* EXERCISE AIM *
Each line from the line with "Reproduce this chart with matplotlib." to the line with "plt.rcParams['font.family'] = ['Lato', 'DejaVu", inclusive, is to be repeated exactly; no other line and no picture belongs in the copy.

— begin —

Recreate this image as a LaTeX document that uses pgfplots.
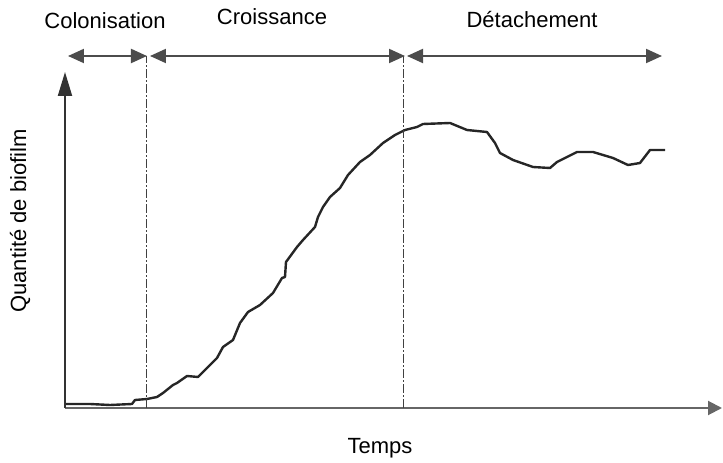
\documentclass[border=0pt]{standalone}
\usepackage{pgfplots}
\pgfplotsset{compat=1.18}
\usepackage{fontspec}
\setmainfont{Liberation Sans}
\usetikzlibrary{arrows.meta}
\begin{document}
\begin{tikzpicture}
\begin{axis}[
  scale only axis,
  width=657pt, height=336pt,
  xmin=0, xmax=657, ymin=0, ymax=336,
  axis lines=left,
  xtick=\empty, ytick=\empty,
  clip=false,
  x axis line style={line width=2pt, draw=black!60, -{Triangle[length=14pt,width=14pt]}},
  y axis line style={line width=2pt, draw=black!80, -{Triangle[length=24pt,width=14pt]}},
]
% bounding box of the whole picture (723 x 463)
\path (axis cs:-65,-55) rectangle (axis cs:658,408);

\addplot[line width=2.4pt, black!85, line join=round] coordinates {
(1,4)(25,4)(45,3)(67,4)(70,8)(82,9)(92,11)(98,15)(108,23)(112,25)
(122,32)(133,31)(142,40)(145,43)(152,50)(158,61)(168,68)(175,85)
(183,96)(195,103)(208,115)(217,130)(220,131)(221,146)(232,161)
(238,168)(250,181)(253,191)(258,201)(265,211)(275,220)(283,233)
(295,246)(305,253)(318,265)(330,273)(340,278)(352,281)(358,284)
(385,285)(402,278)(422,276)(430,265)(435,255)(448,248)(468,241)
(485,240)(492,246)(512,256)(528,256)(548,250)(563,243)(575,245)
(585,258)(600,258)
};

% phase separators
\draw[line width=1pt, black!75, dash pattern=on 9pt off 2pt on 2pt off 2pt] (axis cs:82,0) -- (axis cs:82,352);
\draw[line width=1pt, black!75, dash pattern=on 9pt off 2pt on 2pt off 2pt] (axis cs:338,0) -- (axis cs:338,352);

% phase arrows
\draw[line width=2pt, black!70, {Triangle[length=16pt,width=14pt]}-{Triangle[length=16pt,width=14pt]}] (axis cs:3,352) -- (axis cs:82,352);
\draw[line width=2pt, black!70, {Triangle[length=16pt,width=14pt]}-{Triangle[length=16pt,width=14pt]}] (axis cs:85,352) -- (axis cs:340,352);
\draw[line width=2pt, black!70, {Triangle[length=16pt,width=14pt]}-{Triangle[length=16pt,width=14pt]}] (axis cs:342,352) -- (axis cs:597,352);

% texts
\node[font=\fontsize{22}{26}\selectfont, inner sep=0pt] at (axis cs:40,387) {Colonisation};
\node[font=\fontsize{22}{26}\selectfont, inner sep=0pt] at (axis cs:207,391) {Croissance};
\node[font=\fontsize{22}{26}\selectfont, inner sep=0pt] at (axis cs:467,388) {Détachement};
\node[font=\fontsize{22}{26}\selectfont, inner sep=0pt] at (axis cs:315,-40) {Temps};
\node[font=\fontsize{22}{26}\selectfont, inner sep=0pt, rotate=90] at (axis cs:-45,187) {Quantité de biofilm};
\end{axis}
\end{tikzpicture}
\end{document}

— end —
— begin —

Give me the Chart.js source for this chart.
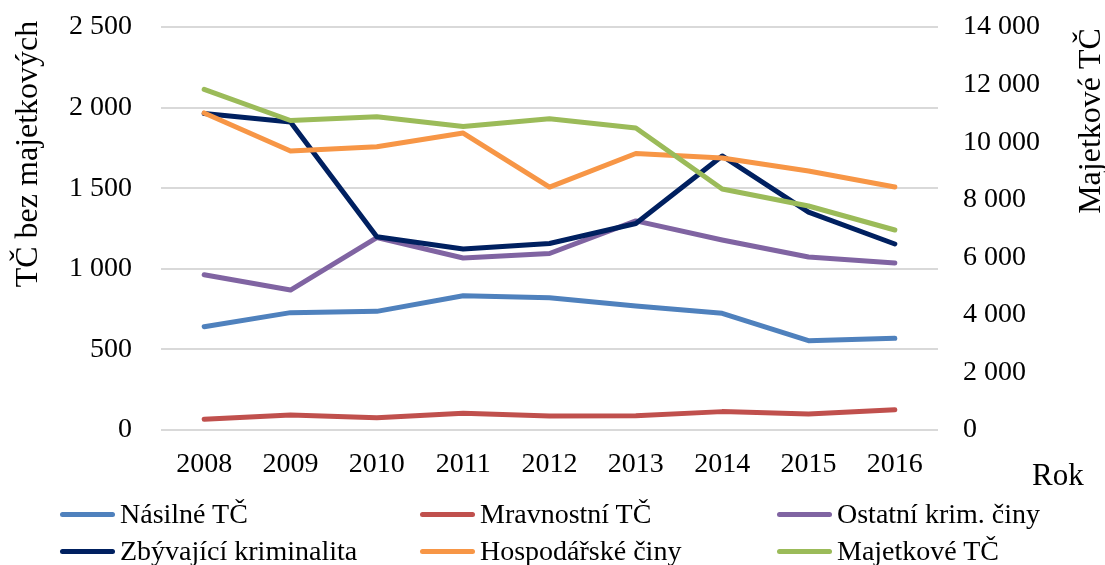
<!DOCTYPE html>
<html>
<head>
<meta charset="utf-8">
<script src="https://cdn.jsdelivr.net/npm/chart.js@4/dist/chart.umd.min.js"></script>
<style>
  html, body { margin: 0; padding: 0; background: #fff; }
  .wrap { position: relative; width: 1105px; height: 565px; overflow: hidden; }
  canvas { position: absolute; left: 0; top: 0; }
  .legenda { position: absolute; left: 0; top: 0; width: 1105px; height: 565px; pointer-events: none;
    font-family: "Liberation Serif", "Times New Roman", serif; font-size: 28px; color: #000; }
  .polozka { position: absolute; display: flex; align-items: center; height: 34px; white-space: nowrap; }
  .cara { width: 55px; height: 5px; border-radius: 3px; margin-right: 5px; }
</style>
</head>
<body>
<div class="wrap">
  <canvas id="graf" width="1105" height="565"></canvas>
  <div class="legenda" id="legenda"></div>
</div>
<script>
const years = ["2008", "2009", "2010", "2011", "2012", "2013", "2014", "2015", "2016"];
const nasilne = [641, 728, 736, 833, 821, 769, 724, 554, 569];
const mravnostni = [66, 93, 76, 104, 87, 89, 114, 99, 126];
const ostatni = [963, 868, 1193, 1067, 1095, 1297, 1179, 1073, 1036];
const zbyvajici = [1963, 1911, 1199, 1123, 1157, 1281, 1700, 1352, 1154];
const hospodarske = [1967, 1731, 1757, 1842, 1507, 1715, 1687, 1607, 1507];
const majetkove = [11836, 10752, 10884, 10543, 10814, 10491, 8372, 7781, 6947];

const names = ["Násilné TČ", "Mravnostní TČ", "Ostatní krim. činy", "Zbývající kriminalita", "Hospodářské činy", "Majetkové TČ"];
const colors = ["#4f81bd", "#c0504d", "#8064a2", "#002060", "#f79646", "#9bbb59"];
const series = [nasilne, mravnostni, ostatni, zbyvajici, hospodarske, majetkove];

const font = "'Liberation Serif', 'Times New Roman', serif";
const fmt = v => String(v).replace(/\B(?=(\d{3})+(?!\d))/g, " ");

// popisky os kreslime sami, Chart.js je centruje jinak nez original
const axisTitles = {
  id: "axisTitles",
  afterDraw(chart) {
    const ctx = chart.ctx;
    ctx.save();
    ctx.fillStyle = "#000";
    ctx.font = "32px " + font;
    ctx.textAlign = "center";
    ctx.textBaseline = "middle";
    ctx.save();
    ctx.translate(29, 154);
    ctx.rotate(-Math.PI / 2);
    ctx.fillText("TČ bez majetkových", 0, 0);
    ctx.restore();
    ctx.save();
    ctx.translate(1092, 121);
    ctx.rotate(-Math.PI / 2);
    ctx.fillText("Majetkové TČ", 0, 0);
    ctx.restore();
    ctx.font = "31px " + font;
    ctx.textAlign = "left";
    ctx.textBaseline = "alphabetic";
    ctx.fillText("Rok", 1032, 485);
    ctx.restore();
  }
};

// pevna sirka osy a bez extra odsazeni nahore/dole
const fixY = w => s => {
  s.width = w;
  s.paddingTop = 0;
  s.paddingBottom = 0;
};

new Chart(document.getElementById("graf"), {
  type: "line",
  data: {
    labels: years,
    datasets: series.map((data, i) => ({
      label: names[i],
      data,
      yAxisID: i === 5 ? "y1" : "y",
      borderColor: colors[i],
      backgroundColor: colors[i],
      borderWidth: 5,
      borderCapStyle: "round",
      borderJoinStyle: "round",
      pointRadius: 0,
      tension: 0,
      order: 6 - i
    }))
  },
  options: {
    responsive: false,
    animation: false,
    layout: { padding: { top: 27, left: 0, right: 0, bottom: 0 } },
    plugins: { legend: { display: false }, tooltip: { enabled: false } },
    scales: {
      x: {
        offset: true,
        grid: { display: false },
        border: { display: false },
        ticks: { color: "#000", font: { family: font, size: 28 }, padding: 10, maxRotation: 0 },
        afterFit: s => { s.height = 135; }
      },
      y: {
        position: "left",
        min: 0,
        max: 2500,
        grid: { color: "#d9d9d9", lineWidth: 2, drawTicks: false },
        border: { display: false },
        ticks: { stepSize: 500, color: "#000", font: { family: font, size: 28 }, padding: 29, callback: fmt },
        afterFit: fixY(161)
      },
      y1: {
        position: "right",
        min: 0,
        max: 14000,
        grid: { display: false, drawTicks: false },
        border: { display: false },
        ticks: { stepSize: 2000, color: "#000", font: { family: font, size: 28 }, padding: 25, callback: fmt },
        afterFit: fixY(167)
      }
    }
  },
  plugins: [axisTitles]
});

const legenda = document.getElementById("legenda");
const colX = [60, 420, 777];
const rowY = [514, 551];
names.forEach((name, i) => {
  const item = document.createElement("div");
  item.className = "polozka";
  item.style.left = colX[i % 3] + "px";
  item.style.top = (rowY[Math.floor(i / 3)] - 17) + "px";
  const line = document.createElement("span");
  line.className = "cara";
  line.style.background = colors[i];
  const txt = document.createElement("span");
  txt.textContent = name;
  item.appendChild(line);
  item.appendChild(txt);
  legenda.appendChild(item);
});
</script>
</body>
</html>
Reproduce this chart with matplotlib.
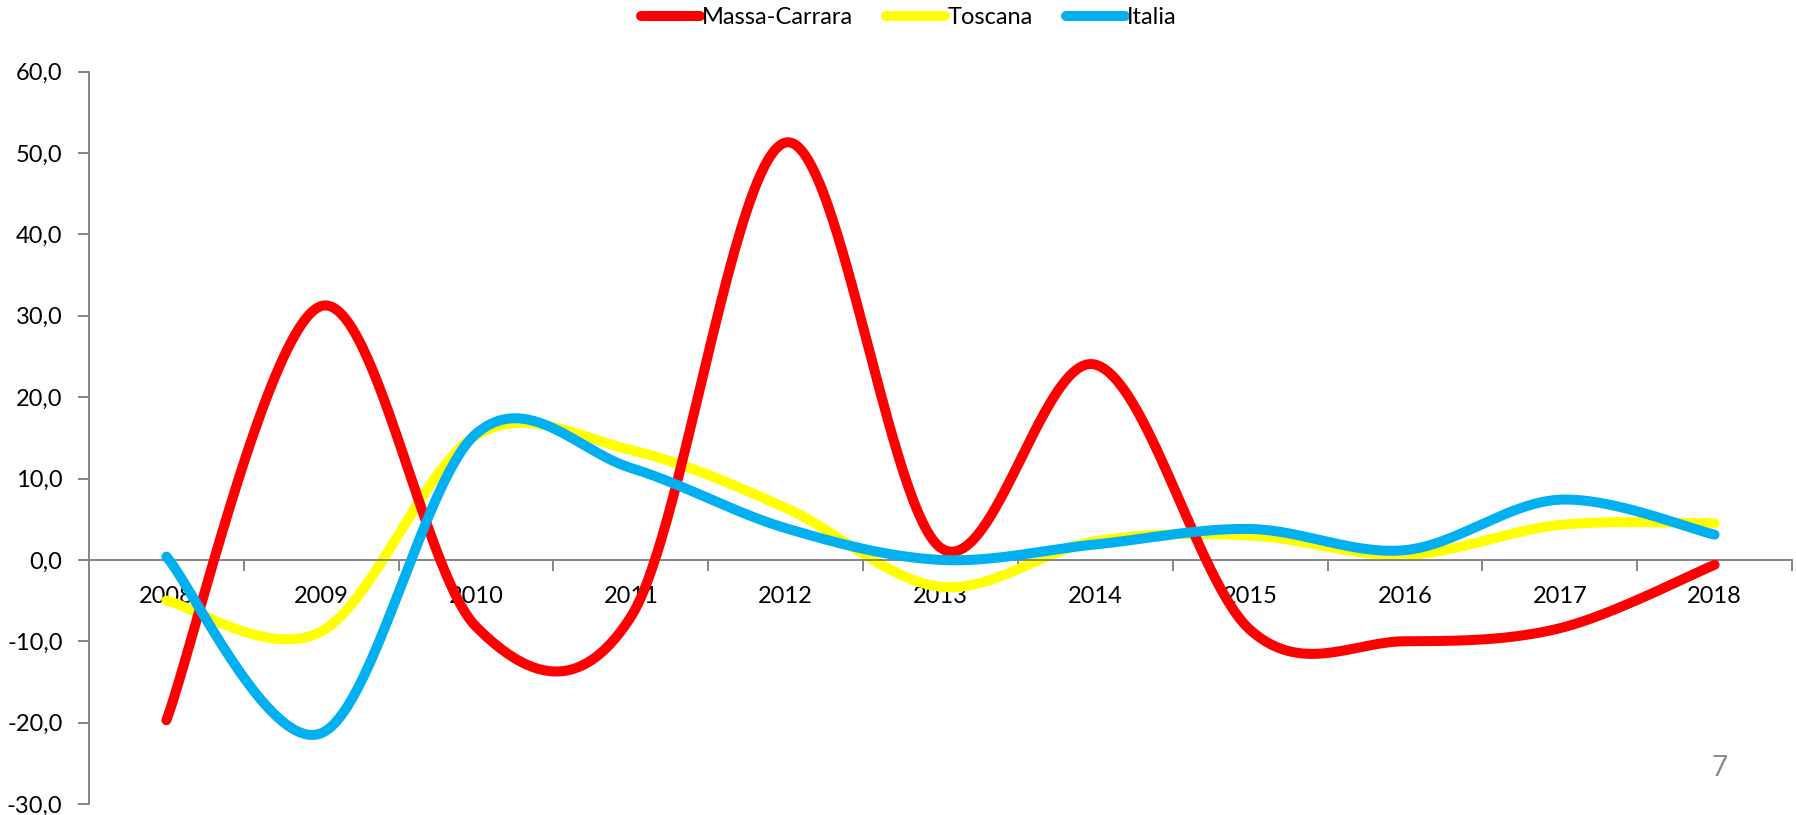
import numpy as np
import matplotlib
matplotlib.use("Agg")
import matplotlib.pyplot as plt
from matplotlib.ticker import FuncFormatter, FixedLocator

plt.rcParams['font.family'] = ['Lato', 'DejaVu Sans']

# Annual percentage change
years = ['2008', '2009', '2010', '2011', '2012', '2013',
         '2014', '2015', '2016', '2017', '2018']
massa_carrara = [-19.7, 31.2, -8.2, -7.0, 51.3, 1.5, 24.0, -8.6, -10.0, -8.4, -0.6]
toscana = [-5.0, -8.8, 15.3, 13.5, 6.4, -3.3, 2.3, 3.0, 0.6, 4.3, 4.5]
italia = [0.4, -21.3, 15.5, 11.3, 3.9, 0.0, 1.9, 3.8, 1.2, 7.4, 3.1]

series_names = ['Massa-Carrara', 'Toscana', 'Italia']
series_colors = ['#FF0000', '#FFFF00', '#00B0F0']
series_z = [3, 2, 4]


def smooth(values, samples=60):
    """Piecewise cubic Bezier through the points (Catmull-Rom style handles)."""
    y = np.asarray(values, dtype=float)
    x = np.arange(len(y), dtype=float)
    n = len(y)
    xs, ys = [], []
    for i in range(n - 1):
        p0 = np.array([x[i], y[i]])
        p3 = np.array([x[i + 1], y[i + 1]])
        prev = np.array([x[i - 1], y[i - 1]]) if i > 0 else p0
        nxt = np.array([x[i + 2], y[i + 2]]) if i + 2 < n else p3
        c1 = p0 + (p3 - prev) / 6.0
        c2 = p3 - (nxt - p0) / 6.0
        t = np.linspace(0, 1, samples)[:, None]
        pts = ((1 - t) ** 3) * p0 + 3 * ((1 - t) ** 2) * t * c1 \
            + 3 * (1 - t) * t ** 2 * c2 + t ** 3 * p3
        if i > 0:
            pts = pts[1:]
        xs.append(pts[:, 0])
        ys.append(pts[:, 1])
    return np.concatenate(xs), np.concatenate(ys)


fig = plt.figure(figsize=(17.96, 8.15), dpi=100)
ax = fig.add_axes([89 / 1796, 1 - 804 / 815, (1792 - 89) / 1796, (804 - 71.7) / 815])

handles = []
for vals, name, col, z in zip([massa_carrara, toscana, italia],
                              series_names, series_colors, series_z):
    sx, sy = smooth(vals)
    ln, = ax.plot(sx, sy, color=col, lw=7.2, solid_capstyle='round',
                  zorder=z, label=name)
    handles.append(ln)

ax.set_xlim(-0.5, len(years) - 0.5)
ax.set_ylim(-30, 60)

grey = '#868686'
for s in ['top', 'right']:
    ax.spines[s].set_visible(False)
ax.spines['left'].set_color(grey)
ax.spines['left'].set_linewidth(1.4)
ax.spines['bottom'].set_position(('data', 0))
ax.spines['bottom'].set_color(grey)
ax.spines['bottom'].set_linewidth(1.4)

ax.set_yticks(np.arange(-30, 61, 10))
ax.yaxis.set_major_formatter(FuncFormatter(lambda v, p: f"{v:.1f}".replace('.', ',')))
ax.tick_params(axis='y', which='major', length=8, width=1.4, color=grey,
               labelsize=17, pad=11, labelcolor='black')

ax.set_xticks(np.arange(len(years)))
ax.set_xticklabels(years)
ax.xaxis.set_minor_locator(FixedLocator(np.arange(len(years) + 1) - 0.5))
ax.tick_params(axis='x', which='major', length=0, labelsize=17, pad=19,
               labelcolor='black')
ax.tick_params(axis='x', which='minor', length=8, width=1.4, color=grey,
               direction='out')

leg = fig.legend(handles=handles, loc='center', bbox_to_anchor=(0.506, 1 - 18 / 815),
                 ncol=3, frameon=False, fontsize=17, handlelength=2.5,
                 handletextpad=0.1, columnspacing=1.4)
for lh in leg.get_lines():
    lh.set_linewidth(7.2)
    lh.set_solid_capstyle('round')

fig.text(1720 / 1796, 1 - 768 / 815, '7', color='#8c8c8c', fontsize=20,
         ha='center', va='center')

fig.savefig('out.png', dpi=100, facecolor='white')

— end —

* REPLY *
Reproduce this chart with matplotlib.
import numpy as np
import matplotlib
matplotlib.use("Agg")
import matplotlib.pyplot as plt
from matplotlib.ticker import FuncFormatter, FixedLocator

plt.rcParams['font.family'] = ['Lato', 'DejaVu Sans']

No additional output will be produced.